### WHAT THE EXERCISE ASKS
Extract the lines from the start through the line that holds "const rightTitle = 'CO2 emissions vs 1990';", both included, omitting all images.

— start STORED DATA —

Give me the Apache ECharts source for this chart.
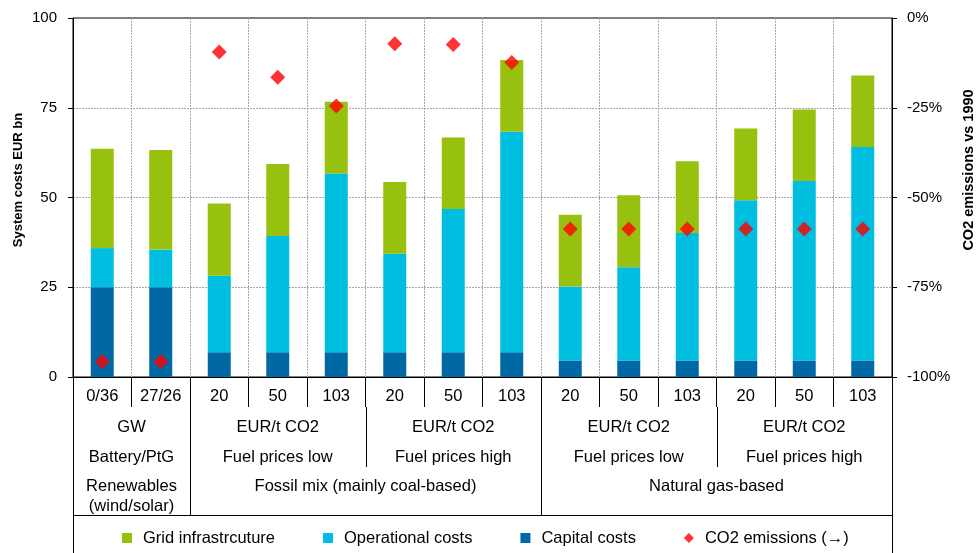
<!DOCTYPE html>
<html><head><meta charset="utf-8">
<script src="https://cdn.jsdelivr.net/npm/echarts@6/dist/echarts.min.js"></script>
<style>html,body{margin:0;padding:0;background:#fff}#c{width:977px;height:553px}</style>
</head><body><div id="c"></div>
<script>
// ---- data ----
const categories = ['0/36','27/26','20','50','103','20','50','103','20','50','103','20','50','103'];
const capitalCosts = [25, 25, 6.9, 6.9, 6.9, 6.9, 6.9, 6.9, 4.6, 4.6, 4.6, 4.6, 4.6, 4.6];
const operationalCosts = [10.9, 10.5, 21.3, 32.4, 49.8, 27.4, 39.9, 61.4, 20.6, 26.0, 35.5, 44.6, 50.0, 59.5];
const gridInfrastructure = [27.7, 27.7, 20.1, 20.0, 20.0, 20.0, 19.9, 20.0, 20.0, 20.0, 20.0, 20.0, 19.9, 19.9];
const co2Emissions = [-95.7, -95.7, -9.5, -16.5, -24.5, -7.2, -7.4, -12.4, -58.8, -58.8, -58.8, -58.8, -58.8, -58.8];
const level2Labels = ['GW', 'EUR/t CO2', 'EUR/t CO2', 'EUR/t CO2', 'EUR/t CO2'];
const level3Labels = ['Battery/PtG', 'Fuel prices low', 'Fuel prices high', 'Fuel prices low', 'Fuel prices high'];
const level23Spans = [2, 3, 3, 3, 3];
const level4Labels = ['Renewables\n(wind/solar)', 'Fossil mix (mainly coal-based)', 'Natural gas-based'];
const level4Spans = [2, 6, 6];
const leftTicks = [0, 25, 50, 75, 100];
const rightTicks = [-100, -75, -50, -25, 0];
const seriesNames = ['Grid infrastrcuture', 'Operational costs', 'Capital costs', 'CO2 emissions (\u2192)'];
const leftTitle = 'System costs EUR bn';
const rightTitle = 'CO2 emissions vs 1990';

// ---- style ----
const FONT = "'Liberation Sans', Arial, sans-serif";
const C_GRID = '#97C10E', C_OP = '#00BEE0', C_CAP = '#0068A2', C_RED = '#FF0000';
const GRIDLINE = {show: true, showMinLine: false, showMaxLine: false, lineStyle: {color: '#A8A8A8', type: [2, 1], width: 1}};

const chart = echarts.init(document.getElementById('c'), null, {renderer: 'canvas'});
chart.setOption({
  animation: false,
  textStyle: {fontFamily: FONT},
  grid: {left: 73, right: 85, top: 18, bottom: 176, show: true, borderColor: '#000', borderWidth: 1, outerBoundsMode: 'none'},
  legend: {
    left: 117, top: 524, itemWidth: 10, itemHeight: 10, itemGap: 48,
    textStyle: {fontSize: 16.5, fontFamily: FONT, color: '#000', padding: [0, 0, 0, 6], lineHeight: 18},
    data: [
      {name: seriesNames[0], icon: 'rect'},
      {name: seriesNames[1], icon: 'rect'},
      {name: seriesNames[2], icon: 'rect'},
      {name: seriesNames[3], icon: 'diamond'}
    ]
  },
  xAxis: {
    type: 'category', data: categories,
    axisLine: {lineStyle: {color: '#000', width: 1}},
    axisTick: {show: true, length: 30, alignWithLabel: false, interval: 0, lineStyle: {color: '#000'}},
    axisLabel: {interval: 0, margin: 11, fontSize: 16.5, lineHeight: 17, color: '#000', fontFamily: FONT},
    splitLine: Object.assign({interval: 0}, GRIDLINE)
  },
  yAxis: [
    {
      type: 'value', min: leftTicks[0], max: leftTicks[leftTicks.length - 1], interval: 25,
      axisLine: {show: true, lineStyle: {color: '#000'}},
      axisTick: {show: true, length: 5, lineStyle: {color: '#000'}},
      axisLabel: {margin: 16, fontSize: 15, color: '#000', fontFamily: FONT},
      splitLine: GRIDLINE
    },
    {
      type: 'value', position: 'right', min: rightTicks[0], max: rightTicks[rightTicks.length - 1], interval: 25,
      axisLine: {show: true, lineStyle: {color: '#000'}},
      axisTick: {show: true, length: 5, lineStyle: {color: '#000'}},
      axisLabel: {margin: 15, fontSize: 15, color: '#000', fontFamily: FONT, formatter: '{value}%'},
      splitLine: {show: false}
    }
  ],
  series: [
    {name: seriesNames[2], type: 'bar', stack: 'cost', data: capitalCosts, barWidth: 23, itemStyle: {color: C_CAP}},
    {name: seriesNames[1], type: 'bar', stack: 'cost', data: operationalCosts, barWidth: 23, itemStyle: {color: C_OP}},
    {name: seriesNames[0], type: 'bar', stack: 'cost', data: gridInfrastructure, barWidth: 23, itemStyle: {color: C_GRID}},
    {name: seriesNames[3], type: 'scatter', yAxisIndex: 1, data: co2Emissions, symbol: 'diamond', symbolSize: 15, itemStyle: {color: C_RED}, z: 5}
  ]
});

// ---- category table below the axis, positioned through the axis scale ----
const px = i => chart.convertToPixel({xAxisIndex: 0}, i);
const half = (px(1) - px(0)) / 2;
const bx = b => (b < categories.length ? px(b) - half : px(categories.length - 1) + half);
const yAxis0 = chart.convertToPixel({yAxisIndex: 0}, 0);
const ROW1_BOTTOM = yAxis0 + 30, ROW2 = yAxis0 + 50.5, ROW3 = yAxis0 + 80.5, ROW23_BOTTOM = yAxis0 + 90;
const ROW4 = yAxis0 + 109.5, TABLE_BOTTOM = yAxis0 + 138, PAGE_BOTTOM = 553;
const crisp = v => Math.round(v) + 0.5;
const g = [];
const line = (x1, y1, x2, y2) => g.push({type: 'line', silent: true, shape: {x1: x1, y1: y1, x2: x2, y2: y2}, style: {stroke: '#000', lineWidth: 1}});
const text = (t, x, y, extra) => g.push({type: 'text', silent: true, x: x, y: y, style: Object.assign({text: t, fontSize: 16.5, fontFamily: FONT, fill: '#000', align: 'center', verticalAlign: 'middle', lineHeight: 19.5}, extra || {})});

// outer verticals
line(crisp(bx(0)), yAxis0, crisp(bx(0)), PAGE_BOTTOM);
line(crisp(bx(categories.length)), yAxis0, crisp(bx(categories.length)), PAGE_BOTTOM);
line(crisp(bx(0)), crisp(TABLE_BOTTOM), crisp(bx(categories.length)), crisp(TABLE_BOTTOM));

// level 4 groups
let start = 0;
const l4Bounds = new Set();
level4Labels.forEach((lab, k) => {
  const end = start + level4Spans[k];
  const cx = (bx(start) + bx(end)) / 2;
  if (lab.indexOf('\n') >= 0) text(lab, cx, ROW4 + 9.75);
  else text(lab, cx, ROW4);
  if (end < categories.length) { line(crisp(bx(end)), yAxis0, crisp(bx(end)), TABLE_BOTTOM); l4Bounds.add(end); }
  start = end;
});
// levels 2 & 3
start = 0;
level2Labels.forEach((lab, k) => {
  const end = start + level23Spans[k];
  const cx = (bx(start) + bx(end)) / 2;
  text(lab, cx, ROW2);
  text(level3Labels[k], cx, ROW3);
  if (end < categories.length && !l4Bounds.has(end)) line(crisp(bx(end)), ROW1_BOTTOM, crisp(bx(end)), ROW23_BOTTOM);
  start = end;
});

// axis titles
g.push({type: 'text', silent: true, x: 18, y: 180, rotation: Math.PI / 2, style: {text: leftTitle, fontSize: 13, fontWeight: 'bold', fontFamily: FONT, fill: '#000', align: 'center', verticalAlign: 'middle'}});
g.push({type: 'text', silent: true, x: 969, y: 170, rotation: Math.PI / 2, style: {text: rightTitle, fontSize: 14.5, fontWeight: 'bold', fontFamily: FONT, fill: '#000', align: 'center', verticalAlign: 'middle'}});

chart.setOption({graphic: g});
</script>
</body></html>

— end STORED DATA —

### TASK SOLUTION
Give me the Apache ECharts source for this chart.
<!DOCTYPE html>
<html><head><meta charset="utf-8">
<script src="https://cdn.jsdelivr.net/npm/echarts@6/dist/echarts.min.js"></script>
<style>html,body{margin:0;padding:0;background:#fff}#c{width:977px;height:553px}</style>
</head><body><div id="c"></div>
<script>
// ---- data ----
const categories = ['0/36','27/26','20','50','103','20','50','103','20','50','103','20','50','103'];
const capitalCosts = [25, 25, 6.9, 6.9, 6.9, 6.9, 6.9, 6.9, 4.6, 4.6, 4.6, 4.6, 4.6, 4.6];
const operationalCosts = [10.9, 10.5, 21.3, 32.4, 49.8, 27.4, 39.9, 61.4, 20.6, 26.0, 35.5, 44.6, 50.0, 59.5];
const gridInfrastructure = [27.7, 27.7, 20.1, 20.0, 20.0, 20.0, 19.9, 20.0, 20.0, 20.0, 20.0, 20.0, 19.9, 19.9];
const co2Emissions = [-95.7, -95.7, -9.5, -16.5, -24.5, -7.2, -7.4, -12.4, -58.8, -58.8, -58.8, -58.8, -58.8, -58.8];
const level2Labels = ['GW', 'EUR/t CO2', 'EUR/t CO2', 'EUR/t CO2', 'EUR/t CO2'];
const level3Labels = ['Battery/PtG', 'Fuel prices low', 'Fuel prices high', 'Fuel prices low', 'Fuel prices high'];
const level23Spans = [2, 3, 3, 3, 3];
const level4Labels = ['Renewables\n(wind/solar)', 'Fossil mix (mainly coal-based)', 'Natural gas-based'];
const level4Spans = [2, 6, 6];
const leftTicks = [0, 25, 50, 75, 100];
const rightTicks = [-100, -75, -50, -25, 0];
const seriesNames = ['Grid infrastrcuture', 'Operational costs', 'Capital costs', 'CO2 emissions (\u2192)'];
const leftTitle = 'System costs EUR bn';
const rightTitle = 'CO2 emissions vs 1990';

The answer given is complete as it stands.